Doch SETI – „Search for extraterrestrial intelligence“ – entwickelt sich als ein weltweites interdisziplinäres Forschungsprogramm, betrieben von Wissenschaftlern und einer Vielzahl von Enthusiasten mit den unterschiedlichsten beruflichen und sozialen Hintergründen. Einer ihrer Protagonisten, der Astrophysiker Timothy Ferris, geht im Universum von einhundert Milliarden Galaxien aus, die jeweils einhundert Milliarden Sterne haben. Zu SETI merkt Ferris deshalb an:
„Negative Ergebnisse sind kein schlüssiger Gegenbeweis. […] Die bittersüße Wahrheit ist, dass wir niemals werden beweisen können, dass wir allein im Universum sind. SETI endet entweder mit einem Triumph oder erweist sich als eine Straße ohne Ende.“ [7]
In der SETI wird die Ansicht vertreten, dass hochentwickelte Zivilisationen das Bedürfnis hätten, das Weltall zu erkunden. Wenn das stimmt, dann würden sie natürlich vor den eben skizzierten Problemen stehen und müssten über praktikable Lösungen nachdenken. Eine äußerst erfolgversprechende Möglichkeit scheint darin zu bestehen, Technologien zu benutzen. Der Physiker und Wissenschaftsjournalist Robert Matthews führt dazu aus, „außerirdische intelligente Wesen würden sehr schell feststellen, dass der beste Ansatz darin besteht, Sonden zu verwenden, die in der Lage sind, die vorhandenen Ressourcen des Planeten, den sie erkunden, zu nutzen, um sich selbst zu reparieren und zu replizieren: kurz gesagt – Roboterpioniere.“ [8] Solche Robotersonden werden als „Von-Neumann-Maschinen“ bezeichnet, benannt nach dem Mathematiker John von Neumann (1903-1957).
Der in Budapest (Ungarn) geborene von Neumann, dessen Geburtstag sich im vergangenen Dezember zum hundertsten Mal jährte, studierte in Berlin, Budapest, Zürich und Göttingen, lehrte dann als Privatdozent in Hamburg und Berlin.
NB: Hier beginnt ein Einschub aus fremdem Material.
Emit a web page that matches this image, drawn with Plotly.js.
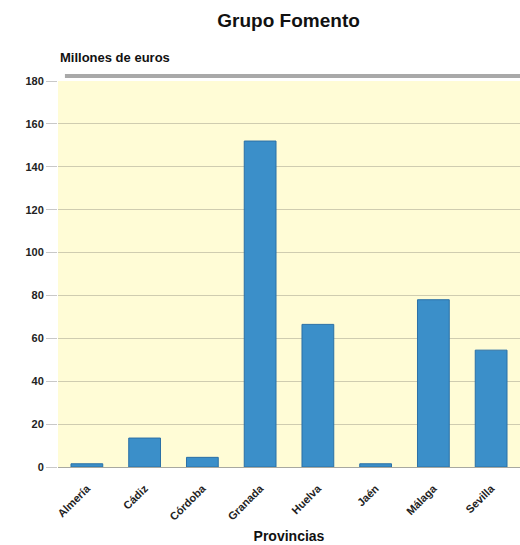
<!DOCTYPE html>
<html><head><meta charset="utf-8">
<script src="https://cdn.plot.ly/plotly-3.0.1.min.js"></script>
<style>html,body{margin:0;padding:0;background:#fff}#c{width:520px;height:545px}</style>
</head><body><div id="c"></div>
<script>
const provincias = ["Almería","Cádiz","Córdoba","Granada","Huelva","Jaén","Málaga","Sevilla"];
const valores = [1.5, 13.5, 4.5, 152, 66.5, 1.5, 78, 54.5];
const yTicks = [0,20,40,60,80,100,120,140,160,180];

const trace = {
  type: "bar", x: provincias, y: valores,
  marker: {color: "#3b8fc9", line: {color: "#2b70a6", width: 1}},
  hoverinfo: "x+y"
};
const layout = {
  width: 520, height: 545,
  margin: {l: 58, r: 0, t: 81, b: 78},
  paper_bgcolor: "#ffffff", plot_bgcolor: "#fffcd6",
  font: {family: "Liberation Sans, Arial, sans-serif", color: "#222"},
  title: {text: "<b>Grupo Fomento</b>", x: 0.555, xanchor: "center", y: 0.962, yanchor: "middle",
          font: {size: 19, color: "#111"}},
  bargap: 0.45,
  showlegend: false,
  xaxis: {
    type: "category", range: [-0.5, 7.5], tickangle: -45,
    tickfont: {size: 11, color: "#222", family: "Liberation Sans, Arial, sans-serif"},
    tickprefix: "<b>", ticksuffix: "</b>",
    ticklabelstandoff: 12,
    showgrid: false, showline: false, ticks: "", zeroline: false,
    title: {text: "<b>Provincias</b>", font: {size: 14, color: "#111"}, standoff: 9}
  },
  yaxis: {
    range: [0, 180], tickvals: yTicks, ticktext: yTicks.map(v => "<b>" + v + "</b>"),
    tickfont: {size: 11, color: "#222"},
    ticks: "outside", ticklen: 11, tickcolor: "#c8c8c8",
    showgrid: true, gridcolor: "#cfccb0", gridwidth: 1,
    zeroline: true, zerolinecolor: "#a8a8a0", zerolinewidth: 1,
    showline: false, fixedrange: true
  },
  shapes: [
    {type: "rect", xref: "paper", yref: "paper", x0: 0.015, x1: 1, y0: 1.008, y1: 1.018,
     fillcolor: "#a9a9a9", line: {width: 0}}
  ],
  annotations: [
    {text: "<b>Millones de euros</b>", xref: "paper", yref: "paper", x: 0, y: 1.06,
     xanchor: "left", yanchor: "middle", showarrow: false, font: {size: 13, color: "#111"}}
  ]
};
Plotly.newPlot("c", [trace], layout, {displayModeBar: false, staticPlot: true});
</script></body></html>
Er siedelte 1933 in die USA über und wurde Professor am angesehenen Institut of Advanced Studies in Princeton, wo zur gleichen Zeit auch Albert Einstein tätig war. Von Neuman arbeitete zeitweise als Berater des Atombombenprojektes in Los Alamos und in der US-Atomenergiebehörde, entwickelte in den 1940er Jahren die Spieltheorie, ein mathematisches Verharen, das optimales Verhalten in Entscheidungssituationen untersucht, bei denen der Nutzen des Handelns einzelner Individuen von den Handlungen anderer abhängt. [9] Er war an der Entwicklung elektronischer Rechner beteiligt und beschäftigte sich in seinen letzten Lebensjahren mit einer allgemeinen Automatentheorie, zu der die Überlegung gehörte, ob einer der eben beschriebenen Roboter logisch und technisch überhaupt möglich sei.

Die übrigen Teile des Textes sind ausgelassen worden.